Love Is Stronger Than Death by Peter Kreeft, first published in 1979, is a philosophical examination of this modern-day taboo even though we all have this “terminal illness”.
No one gets out of it alive.
One of the reasons for the book is that death is one of the three big questions, the other two being life and God. Kreeft makes the point that in this modern age that tries to do away with absolutes, “one absolute is left: death.” As such, “[d]eath gives life to the God-question”.
The text is deliberately short at just over one hundred pages. It is not in the form of a Socratic dialogue. It is organized into five chapters, looking at death from different angles or what the author calls the “faces” of death. We may not know in this life what is behind those faces but we have to start somewhere.

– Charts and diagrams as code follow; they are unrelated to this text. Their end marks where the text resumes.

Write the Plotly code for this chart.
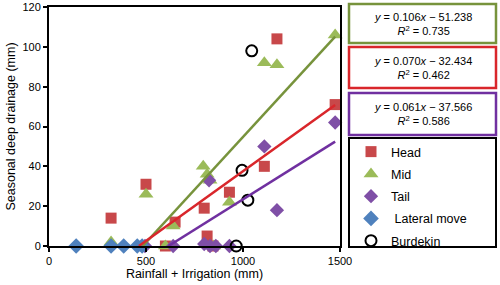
import plotly.graph_objects as go

# ---- data ----
head_x = [320, 500, 600, 650, 800, 815, 845, 930, 1110, 1175, 1475]
head_y = [14, 31, 0, 12, 19, 5, 0, 27, 40, 104, 71]

mid_x = [320, 500, 600, 640, 795, 815, 830, 850, 930, 1110, 1175, 1475]
mid_y = [2, 26, 0, 10, 40, 36, 33, 0, 22, 92, 91, 106]

tail_x = [495, 640, 800, 825, 830, 860, 930, 1110, 1175, 1475]
tail_y = [0, 0, 1, 33, 0, 0, 0, 50, 18, 62]

lateral_x = [140, 320, 385, 455, 480]
lateral_y = [0, 0, 0, 0, 0]

burd_x = [965, 995, 1025, 1045]
burd_y = [0, 38, 23, 98]

trend_names = ["Mid", "Head", "Tail"]
trend_slope = [0.106, 0.070, 0.061]
trend_intercept = [-51.238, -32.434, -37.566]
trend_r2 = [0.735, 0.462, 0.586]
trend_xmax = 1475

x_ticks = [0, 500, 1000, 1500]
y_ticks = [0, 20, 40, 60, 80, 100, 120]

# ---- styles ----
FONT = "Liberation Sans, Arial, sans-serif"
c_head = "#C8484A"
c_mid = "#9BBB59"
c_tail = "#7F4FA6"
c_lat = "#4F81BD"
line_cols = {"Mid": "#77933C", "Head": "#D9262B", "Tail": "#7030A0"}

fig = go.Figure()

series = [
    ("Head", head_x, head_y, dict(symbol="square", size=11, color=c_head)),
    ("Mid", mid_x, mid_y, dict(symbol="triangle-up", size=13, color=c_mid)),
    ("Tail", tail_x, tail_y, dict(symbol="diamond", size=11, color=c_tail)),
    (" Lateral move", lateral_x, lateral_y, dict(symbol="diamond", size=12, color=c_lat)),
    ("Burdekin", burd_x, burd_y, dict(symbol="circle-open", size=11, color="black",
                                     line=dict(width=2, color="black"))),
]
for i, (name, xs, ys, mk) in enumerate(series):
    fig.add_trace(go.Scatter(x=xs, y=ys, mode="markers", name=name, marker=mk,
                             cliponaxis=False, legendgroup=str(i)))

for name, m, b in zip(trend_names, trend_slope, trend_intercept):
    x0 = -b / m
    fig.add_trace(go.Scatter(x=[x0, trend_xmax], y=[m * x0 + b, m * trend_xmax + b],
                             mode="lines", line=dict(color=line_cols[name], width=2.5),
                             showlegend=False, hoverinfo="skip"))

# ---- layout geometry (plot area px 49..340, 7..246) ----
L, R, T, B = 49, 340, 7, 246
W, H = R - L, B - T


def px2x(px):
    return (px - L) / W


def px2y(py):
    return (B - py) / H


shapes = []
annotations = []
boxes = [(4, 43), (47, 88), (93, 135)]
for (y0, y1), name, m, b, r2 in zip(boxes, trend_names, trend_slope, trend_intercept, trend_r2):
    shapes.append(dict(type="rect", xref="paper", yref="paper",
                       x0=px2x(349), x1=px2x(496), y0=px2y(y1), y1=px2y(y0),
                       line=dict(color=line_cols[name], width=2.5)))
    annotations.append(dict(
        xref="paper", yref="paper", x=px2x(422.5), y=px2y((y0 + y1) / 2),
        xanchor="center", yanchor="middle", showarrow=False,
        text=f"<i>y</i> = {m:.3f}<i>x</i> \u2212 {abs(b):.3f}<br><i>R</i><sup>2</sup> = {r2:.3f}",
        font=dict(family=FONT, size=11, color="black")))
shapes.append(dict(type="rect", xref="paper", yref="paper",
                   x0=px2x(349), x1=px2x(496), y0=px2y(247), y1=px2y(138),
                   line=dict(color="black", width=2)))

fig.update_layout(
    width=500, height=285,
    margin=dict(l=L, r=500 - R, t=T, b=285 - B, autoexpand=False),
    paper_bgcolor="white", plot_bgcolor="white",
    font=dict(family=FONT, size=11, color="black"),
    showlegend=True,
    legend=dict(x=px2x(351), y=px2y(137), xanchor="left", yanchor="top",
                bgcolor="rgba(0,0,0,0)", borderwidth=0,
                font=dict(family=FONT, size=12.5), tracegroupgap=3,
                itemwidth=30),
    shapes=shapes, annotations=annotations,
    xaxis=dict(range=[0, 1500], tickvals=x_ticks, ticks="outside", ticklen=4,
               tickwidth=1.5, tickcolor="black", showline=True, linewidth=2,
               linecolor="black", mirror=True, showgrid=False, zeroline=False,
               title=dict(text="Rainfall + Irrigation (mm)", font=dict(size=12.5), standoff=2),
               tickfont=dict(size=11)),
    yaxis=dict(range=[0, 120], tickvals=y_ticks, ticks="outside", ticklen=4,
               tickwidth=1.5, tickcolor="black", showline=True, linewidth=2,
               linecolor="black", mirror=True, showgrid=False, zeroline=False,
               title=dict(text="Seasonal deep drainage (mm)", font=dict(size=12.5), standoff=4),
               tickfont=dict(size=11)),
)

fig.write_html("out.html", config={"displayModeBar": False},
               post_script="document.body.style.margin='0';")
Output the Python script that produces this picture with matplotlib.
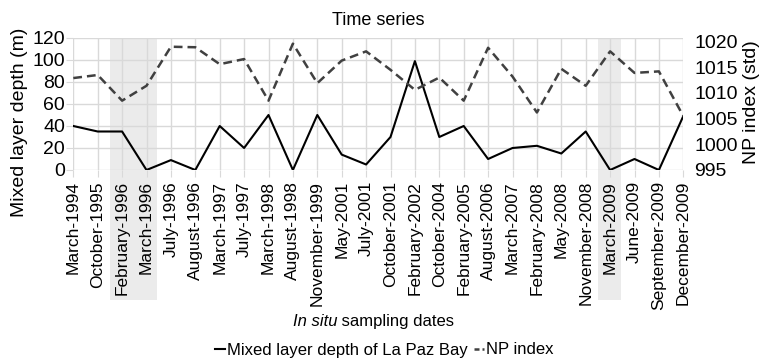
import matplotlib
matplotlib.use("Agg")
import matplotlib.pyplot as plt
import matplotlib.transforms as mtransforms
from matplotlib.patches import Rectangle
from matplotlib.lines import Line2D
import numpy as np

plt.rcParams['font.family'] = ['Liberation Sans', 'DejaVu Sans']

# sampling dates (categories)
dates = ["March-1994", "October-1995", "February-1996", "March-1996", "July-1996",
         "August-1996", "March-1997", "July-1997", "March-1998", "August-1998",
         "November-1999", "May-2001", "July-2001", "October-2001", "February-2002",
         "October-2004", "February-2005", "August-2006", "March-2007", "February-2008",
         "May-2008", "November-2008", "March-2009", "June-2009", "September-2009",
         "December-2009"]

# mixed layer depth (m)
mld = [40, 35, 35, 0, 9, 0, 40, 20, 50, 0,
       50, 14, 5, 30, 99, 30, 40, 10, 20, 22,
       15, 35, 0, 10, 0, 49]

# NP index (std)
np_index = [1012.9, 1013.5, 1008.5, 1011.4, 1019.0, 1018.9, 1015.6, 1016.6, 1008.5, 1019.6,
            1011.9, 1016.3, 1018.1, 1014.5, 1010.6, 1013.0, 1008.5, 1018.8, 1013.2, 1006.2,
            1014.7, 1011.4, 1018.1, 1013.9, 1014.2, 1005.5]

# shaded periods (category index ranges)
shade_spans = [(1.5, 3.45), (21.5, 22.45)]

left_ticks = [0, 20, 40, 60, 80, 100, 120]
right_ticks = [995, 1000, 1005, 1010, 1015, 1020]

x = np.arange(len(dates))

fig = plt.figure(figsize=(7.63, 3.61), dpi=100)
ax = fig.add_axes([73.3 / 763, 1 - 170 / 361, 610 / 763, 132 / 361])
ax2 = ax.twinx()

for s in ax.spines.values():
    s.set_visible(False)
for s in ax2.spines.values():
    s.set_visible(False)

# gray bands, also running down behind the date labels
trans = mtransforms.blended_transform_factory(ax.transData, ax.transAxes)
for a, b in shade_spans:
    ax.add_patch(Rectangle((a, -0.985), b - a, 1.985, transform=trans,
                           facecolor='#ebebeb', edgecolor='none', clip_on=False, zorder=0.1))

ax.set_axisbelow(True)
ax.grid(True, color='#d9d9d9', linewidth=1.0)

ax.plot(x, mld, color='black', linewidth=1.5, zorder=3)
ax2.plot(x, np_index, color='#404040', linewidth=1.8, linestyle=(0, (3.5, 2)))

ax.set_xlim(0, len(dates) - 1)
ax.set_ylim(0, 120)
ax.set_yticks(left_ticks)
ax2.set_ylim(995, 1020.7)
ax2.set_yticks(right_ticks)

ax.set_xticks(x)
ax.set_xticklabels(dates, rotation=90, fontsize=12.5)
ax.tick_params(axis='x', length=5, color='#d9d9d9', pad=3)
ax.tick_params(axis='y', length=5, color='#d9d9d9', pad=1, labelsize=14)
ax2.tick_params(axis='y', length=0, pad=8, labelsize=14)

fig.text(20 / 763, 1 - 122 / 361, 'Mixed layer depth (m)', rotation=90,
         ha='center', va='center', fontsize=14)
fig.text(752 / 763, 1 - 102 / 361, 'NP index (std)', rotation=90,
         ha='center', va='center', fontsize=14)

ax.text(0.5, 1.136, 'Time series', transform=ax.transAxes, ha='center', va='center', fontsize=13)

# x axis title, partly italic
ax.text(0.4323, -1.144, 'In situ', transform=ax.transAxes, ha='right', va='center',
        fontsize=12, style='italic')
ax.text(0.4323, -1.144, ' sampling dates', transform=ax.transAxes, ha='left', va='center',
        fontsize=12)

handles = [Line2D([], [], color='black', linewidth=1.5),
           Line2D([], [], color='#404040', linewidth=1.8, linestyle=(0, (2, 1.2)))]
labels = ['Mixed layer depth of La Paz Bay', 'NP index']
fig.legend(handles, labels, loc='center', bbox_to_anchor=(384 / 763, 1 - 350 / 361),
           ncol=2, frameon=False, handlelength=0.6, handletextpad=0.1, columnspacing=0.4,
           fontsize=12)

fig.savefig('out.png', dpi=100)
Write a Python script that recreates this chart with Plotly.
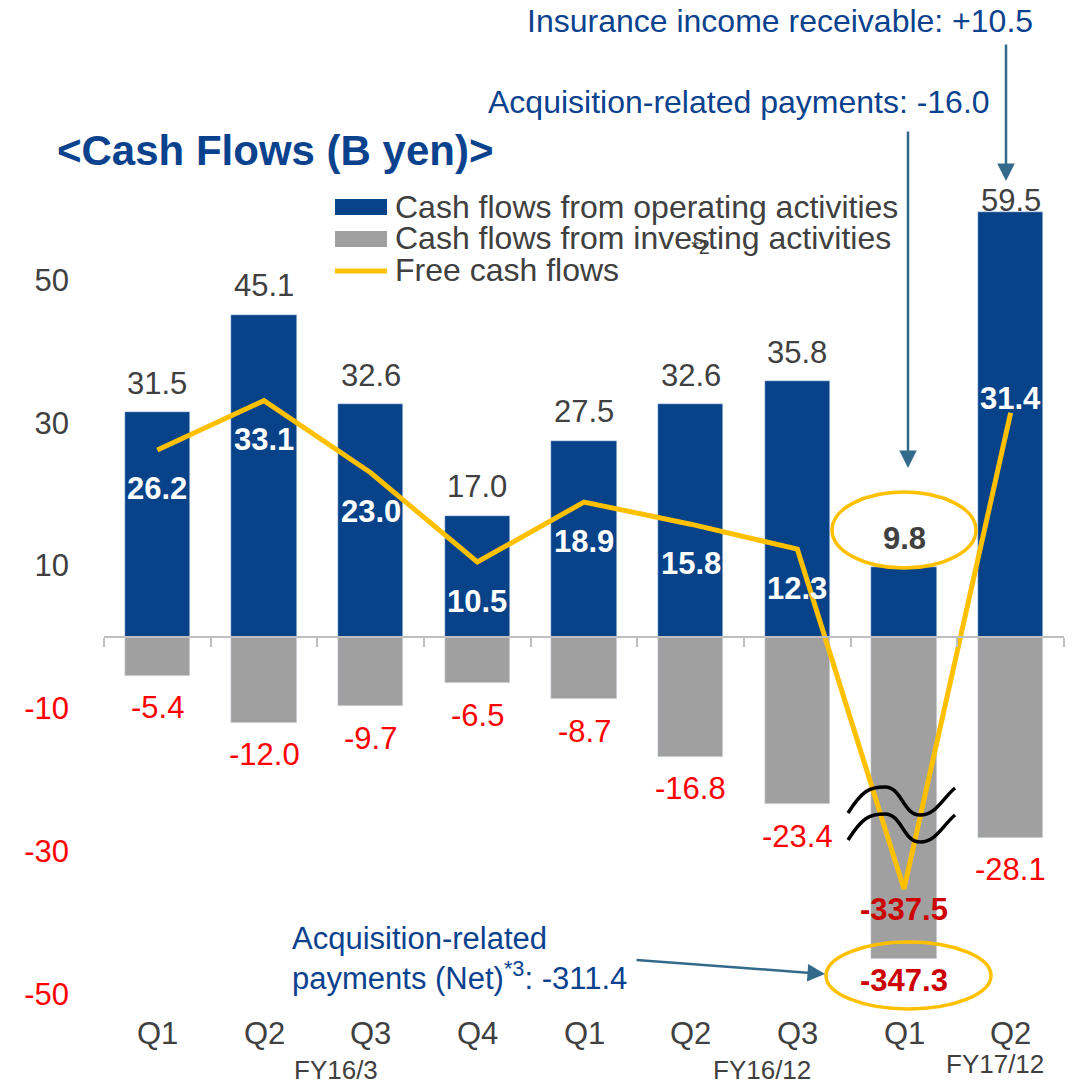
import plotly.graph_objects as go

# ---- data (B yen) ----
QUARTERS = ["Q1", "Q2", "Q3", "Q4", "Q1", "Q2", "Q3", "Q1", "Q2"]
FISCAL_YEARS = ["FY16/3", "FY16/12", "FY17/12"]
operating = [31.5, 45.1, 32.6, 17.0, 27.5, 32.6, 35.8, 9.8, 59.5]
investing = [-5.4, -12.0, -9.7, -6.5, -8.7, -16.8, -23.4, -347.3, -28.1]
free_cf = [26.2, 33.1, 23.0, 10.5, 18.9, 15.8, 12.3, -337.5, 31.4]
Y_TICKS = [50, 30, 10, -10, -30, -50]
LEGEND_NAMES = [
    "Cash flows from operating activities",
    "Cash flows from investing activities",
    "Free cash flows",
]

# axis break: the huge Q1 FY17/12 values are drawn with this many units cut out
BREAK_GAP = 302.2

FONT = "Liberation Sans, Arial, sans-serif"
BLUE = "#08438A"
GREY = "#A0A0A0"
YELLOW = "#FFC000"
DARK = "#404040"
RED = "#FF0000"
DARK_RED = "#CC0000"
TEXT_BLUE = "#0B428E"
ARROW = "#33698A"
AXIS = "#BFBFBF"

# layout is measured in page pixels; the page body adds an 8px margin
OFF = 8
FIG_W, FIG_H = 1076, 1085
PLOT_L, PLOT_R = 104, 1064          # page pixels
ZERO_PX, PX_PER_UNIT = 637, 7.14    # page pixels
Y_RANGE = [(ZERO_PX - (FIG_H + OFF)) / PX_PER_UNIT, (ZERO_PX - OFF) / PX_PER_UNIT]
N = len(QUARTERS)
CAT_W = (PLOT_R - PLOT_L) / N


def paper_x(px):
    return (px - PLOT_L) / (PLOT_R - PLOT_L)


def paper_y(py):
    return 1 - (py - OFF) / FIG_H


def data_x(px):
    return (px - PLOT_L) / CAT_W - 0.5


def data_y(py):
    return (ZERO_PX - py) / PX_PER_UNIT


def shown(v):
    return v + BREAK_GAP if v < -100 else v


idx = list(range(N))
inv_shown = [shown(v) for v in investing]
fcf_shown = [shown(v) for v in free_cf]
brk = [i for i, v in enumerate(investing) if v < -100][0]

fig = go.Figure()
fig.add_trace(go.Bar(x=idx, y=operating, width=0.61, marker_color=BLUE,
                     name=LEGEND_NAMES[0], showlegend=False))
fig.add_trace(go.Bar(x=idx, y=inv_shown, width=0.61, marker_color=GREY,
                     name=LEGEND_NAMES[1], showlegend=False))
fig.add_trace(go.Scatter(x=idx, y=fcf_shown, mode="lines",
                         line=dict(color=YELLOW, width=5),
                         name=LEGEND_NAMES[2], showlegend=False))

ann = []


def label(x, y, text, color, size=31, bold=False, yshift=0, **kw):
    t = f"<b>{text}</b>" if bold else text
    d = dict(x=x, y=y, text=t, showarrow=False, yshift=yshift,
             xanchor="center", yanchor="middle",
             font=dict(family=FONT, size=size, color=color))
    d.update(kw)
    ann.append(d)


for i in idx:
    # operating cash flow above bar
    label(i, operating[i], f"{operating[i]:.1f}", DARK, bold=(i == brk),
          yshift=12 if i == N - 1 else 29)
    # investing cash flow below bar
    if i == brk:
        label(i, inv_shown[i], f"{investing[i]:.1f}", DARK_RED, bold=True, yshift=-21)
    else:
        label(i, inv_shown[i], f"{investing[i]:.1f}", RED, yshift=-32)
    # free cash flow
    if i == brk:
        label(i, fcf_shown[i], f"{free_cf[i]:.1f}", DARK_RED, bold=True, yshift=-20)
    elif i == N - 1:
        label(i, fcf_shown[i], f"{free_cf[i]:.1f}", "white", bold=True, yshift=14)
    else:
        label(i, fcf_shown[i], f"{free_cf[i]:.1f}", "white", bold=True, yshift=-39)
    # quarter labels
    label(i, paper_y(1033), QUARTERS[i], DARK, yref="paper")

# fiscal year labels
for name, px, py in zip(FISCAL_YEARS, [336, 762, 995], [1070, 1070, 1064]):
    label(data_x(px), paper_y(py), name, DARK, size=26, yref="paper")

# title
label(paper_x(55), paper_y(150), "&lt;Cash Flows (B yen)&gt;", TEXT_BLUE, size=42,
      bold=True, xref="paper", yref="paper", xanchor="left")

# legend
legend_rows = [207, 238, 270]
for name, py in zip(LEGEND_NAMES, legend_rows):
    label(paper_x(393), paper_y(py), name, DARK, size=32, xref="paper", yref="paper",
          xanchor="left")
label(paper_x(700), paper_y(247), "*2", DARK, size=20, xref="paper", yref="paper")

# callouts
label(paper_x(1035), paper_y(21), "Insurance income receivable: +10.5", TEXT_BLUE,
      size=32, xref="paper", yref="paper", xanchor="right")
label(paper_x(992), paper_y(102), "Acquisition-related payments: -16.0", TEXT_BLUE,
      size=32, xref="paper", yref="paper", xanchor="right")
label(paper_x(290), paper_y(958), "Acquisition-related<br>payments (Net)<sup>*3</sup>: -311.4",
      TEXT_BLUE, xref="paper", yref="paper", xanchor="left", align="left")

arrows = [((1006, 181), (0, -138)), ((908, 468), (0, -338)), ((825, 974), (-190, -14))]
for (tx, ty), (ax, ay) in arrows:
    ann.append(dict(x=paper_x(tx), y=paper_y(ty), xref="paper", yref="paper",
                    text="", showarrow=True, ax=ax, ay=ay, arrowhead=2,
                    arrowsize=1.4, arrowwidth=2.5, arrowcolor=ARROW))

shapes = []
# legend swatches
shapes.append(dict(type="rect", xref="paper", yref="paper", x0=paper_x(335), x1=paper_x(387),
                   y0=paper_y(215), y1=paper_y(199), fillcolor=BLUE, line_width=0))
shapes.append(dict(type="rect", xref="paper", yref="paper", x0=paper_x(335), x1=paper_x(387),
                   y0=paper_y(247), y1=paper_y(231), fillcolor=GREY, line_width=0))
shapes.append(dict(type="line", xref="paper", yref="paper", x0=paper_x(335), x1=paper_x(387),
                   y0=paper_y(271), y1=paper_y(271), line=dict(color=YELLOW, width=5)))

# highlight ellipses
shapes.append(dict(type="circle", xref="x", yref="y", xsizemode="pixel", ysizemode="pixel",
                   xanchor=brk, yanchor=operating[brk], x0=-72, x1=72, y0=-1, y1=75,
                   line=dict(color=YELLOW, width=3.5)))
shapes.append(dict(type="circle", xref="x", yref="y", xsizemode="pixel", ysizemode="pixel",
                   xanchor=brk, yanchor=inv_shown[brk], x0=-78, x1=87, y0=-50, y1=17,
                   line=dict(color=YELLOW, width=3.5)))


# axis break waves
def wave(dy):
    pts = [(848, 813), (862, 791), (869, 787), (885, 787), (902, 787), (903, 815),
           (920, 815), (936, 815), (943, 798), (955, 788)]
    p = [f"{data_x(x):.4f},{data_y(y + dy):.3f}" for x, y in pts]
    return f"M {p[0]} C {p[1]} {p[2]} {p[3]} C {p[4]} {p[5]} {p[6]} C {p[7]} {p[8]} {p[9]}"


for dy in (0, 27):
    shapes.append(dict(type="path", xref="x", yref="y", path=wave(dy),
                       line=dict(color="black", width=3.5), layer="above"))

tick_text = [f'<span style="color:{DARK if v > 0 else RED}">{v}</span>' for v in Y_TICKS]

fig.update_layout(
    width=FIG_W, height=FIG_H,
    margin=dict(l=PLOT_L - OFF, r=FIG_W - (PLOT_R - OFF), t=0, b=0),
    paper_bgcolor="white", plot_bgcolor="white",
    barmode="relative", bargap=0,
    showlegend=False,
    font=dict(family=FONT, size=31, color=DARK),
    annotations=ann, shapes=shapes,
    xaxis=dict(range=[-0.5, N - 0.5], tickvals=[i - 0.5 for i in range(N + 1)],
               ticks="outside", ticklen=9, tickwidth=2, tickcolor=AXIS,
               showline=True, linecolor=AXIS, linewidth=2, showticklabels=False,
               showgrid=False, zeroline=False, anchor="free",
               position=-Y_RANGE[0] / (Y_RANGE[1] - Y_RANGE[0])),
    yaxis=dict(range=Y_RANGE, tickvals=Y_TICKS, ticktext=tick_text,
               showgrid=False, zeroline=False, showline=False, ticks="",
               ticklabelstandoff=34, tickfont=dict(family=FONT, size=31, color=DARK)),
)

fig.write_html("out.html")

Each face is a clue to the next face, so the structure of the text is that of a journey, an exploration. The five chapters are:
1: Death as an Enemy
2: Death as a Stranger
3: Death as a Friend
4: Death as a Mother
5: Death as a Lover
Each chapter is broken down into short and easily digestable sub-sections. The sub-headings are included in the table of contents.
There is, of course, the Christian view but this is something this journey leads to at the end. Most of the arguments are based on common experience and observation. For example, in the first chapter, sub-sections include “Death Is Loss”, “Death Is Not Sleep” and “Death Is Inevitable”.
Although poetic views are considered, the author does not dismiss what death objectively is. It is not merely sleep and the discussion does not start with “Death as a Friend”. It can become a friend, which presupposes that it is an enemy in some respect. And even then, one still cannot entirely dismiss the “enemy” view either.
On balance, Kreeft writes with his usual succinctness. The text is easily accessible and it is a well-reasoned exploration of the subject which many are in denial about.